Why did Germany invade Poland?
Germany invaded Poland to regain lost territory and ultimately rule their neighbor to the east. The German invasion of Poland was a primer on how Hitler intended to wage war–what would become the “blitzkrieg” strategy.
Germany's blitzkrieg approach was characterized by extensive bombing early on to destroy the enemy’s air capacity, railroads, communication lines and munitions dumps, followed by a massive land invasion with overwhelming numbers of troops, tanks and artillery. After the German forces had plowed their way through, devastating a swath of territory, infantry moved in, picking off any remaining resistance.
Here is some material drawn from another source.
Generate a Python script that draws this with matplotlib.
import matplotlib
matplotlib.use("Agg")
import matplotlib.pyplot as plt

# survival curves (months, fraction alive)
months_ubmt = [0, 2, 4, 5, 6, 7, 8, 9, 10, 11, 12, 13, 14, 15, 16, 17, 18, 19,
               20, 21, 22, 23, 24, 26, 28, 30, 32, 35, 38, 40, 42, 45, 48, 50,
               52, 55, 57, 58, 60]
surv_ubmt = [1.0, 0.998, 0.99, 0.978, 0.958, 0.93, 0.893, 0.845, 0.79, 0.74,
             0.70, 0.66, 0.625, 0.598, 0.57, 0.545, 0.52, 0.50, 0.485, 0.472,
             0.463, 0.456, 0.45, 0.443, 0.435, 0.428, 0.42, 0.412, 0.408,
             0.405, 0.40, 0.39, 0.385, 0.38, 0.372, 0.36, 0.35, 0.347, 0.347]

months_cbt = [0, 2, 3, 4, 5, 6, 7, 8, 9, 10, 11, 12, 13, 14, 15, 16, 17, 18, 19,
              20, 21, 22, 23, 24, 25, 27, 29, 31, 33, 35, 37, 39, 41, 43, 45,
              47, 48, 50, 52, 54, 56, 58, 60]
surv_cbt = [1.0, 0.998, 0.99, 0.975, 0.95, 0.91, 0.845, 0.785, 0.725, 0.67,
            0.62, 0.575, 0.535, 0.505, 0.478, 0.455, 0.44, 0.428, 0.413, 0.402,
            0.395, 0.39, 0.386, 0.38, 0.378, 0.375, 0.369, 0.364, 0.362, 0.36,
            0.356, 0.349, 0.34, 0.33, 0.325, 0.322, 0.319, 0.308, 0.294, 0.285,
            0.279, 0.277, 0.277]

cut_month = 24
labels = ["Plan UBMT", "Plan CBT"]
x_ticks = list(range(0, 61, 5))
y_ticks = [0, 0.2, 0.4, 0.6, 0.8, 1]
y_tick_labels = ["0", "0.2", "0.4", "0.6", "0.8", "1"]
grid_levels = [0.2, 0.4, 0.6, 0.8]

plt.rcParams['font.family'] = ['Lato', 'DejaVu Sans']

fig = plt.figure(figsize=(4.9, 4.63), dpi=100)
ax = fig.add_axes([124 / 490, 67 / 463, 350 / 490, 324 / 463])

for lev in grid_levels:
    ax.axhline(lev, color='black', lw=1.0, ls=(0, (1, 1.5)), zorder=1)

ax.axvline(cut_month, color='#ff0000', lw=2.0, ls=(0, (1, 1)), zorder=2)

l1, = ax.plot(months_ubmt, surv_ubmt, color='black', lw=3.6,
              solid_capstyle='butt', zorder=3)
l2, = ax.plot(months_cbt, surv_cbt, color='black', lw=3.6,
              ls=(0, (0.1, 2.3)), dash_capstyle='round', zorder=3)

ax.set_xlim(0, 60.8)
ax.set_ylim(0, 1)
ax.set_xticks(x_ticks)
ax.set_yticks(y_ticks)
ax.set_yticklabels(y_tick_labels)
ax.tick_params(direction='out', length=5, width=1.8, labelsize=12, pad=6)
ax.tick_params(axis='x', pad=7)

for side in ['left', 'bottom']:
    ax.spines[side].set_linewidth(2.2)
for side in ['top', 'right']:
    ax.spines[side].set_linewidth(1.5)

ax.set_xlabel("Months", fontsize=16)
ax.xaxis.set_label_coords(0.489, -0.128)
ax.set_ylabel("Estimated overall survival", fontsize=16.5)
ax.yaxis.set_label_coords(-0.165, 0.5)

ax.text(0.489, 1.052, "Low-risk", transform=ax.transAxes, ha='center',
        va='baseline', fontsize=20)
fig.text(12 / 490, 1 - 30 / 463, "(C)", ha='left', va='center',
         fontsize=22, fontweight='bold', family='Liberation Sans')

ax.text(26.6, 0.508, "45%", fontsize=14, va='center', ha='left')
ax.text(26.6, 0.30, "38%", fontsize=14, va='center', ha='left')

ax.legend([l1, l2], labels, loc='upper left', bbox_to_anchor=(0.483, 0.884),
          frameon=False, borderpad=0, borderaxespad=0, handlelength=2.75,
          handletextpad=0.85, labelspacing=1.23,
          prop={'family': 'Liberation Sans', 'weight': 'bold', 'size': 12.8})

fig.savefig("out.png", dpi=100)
Once Hitler had a base of operations within the target country, he immediately began setting up “security” forces to annihilate all enemies of his Nazi ideology, whether racial, religious or political. Concentration camps for slave laborers and the extermination of civilians went hand-in-hand with German rule of a conquered nation. For example, within one day of the German invasion of Poland, Hitler was already setting up SS “Death’s Head” regiments to terrorize the populace.
Polish resistance falters
The Polish army made several severe strategic miscalculations early on. Although 1 million strong, the Polish forces were severely under-equipped and attempted to take the Germans head-on, rather than falling back to more natural defensive positions.
The outmoded thinking of the Polish commanders coupled with the antiquated state of its military were simply no match for the overwhelming and modern-mechanized German forces. And, of course, any hope the Poles might have had of a Soviet counter-response was dashed with the signing of the Ribbentrop-Molotov Nonaggression Pact.
Great Britain would respond with bombing raids over Germany three days later.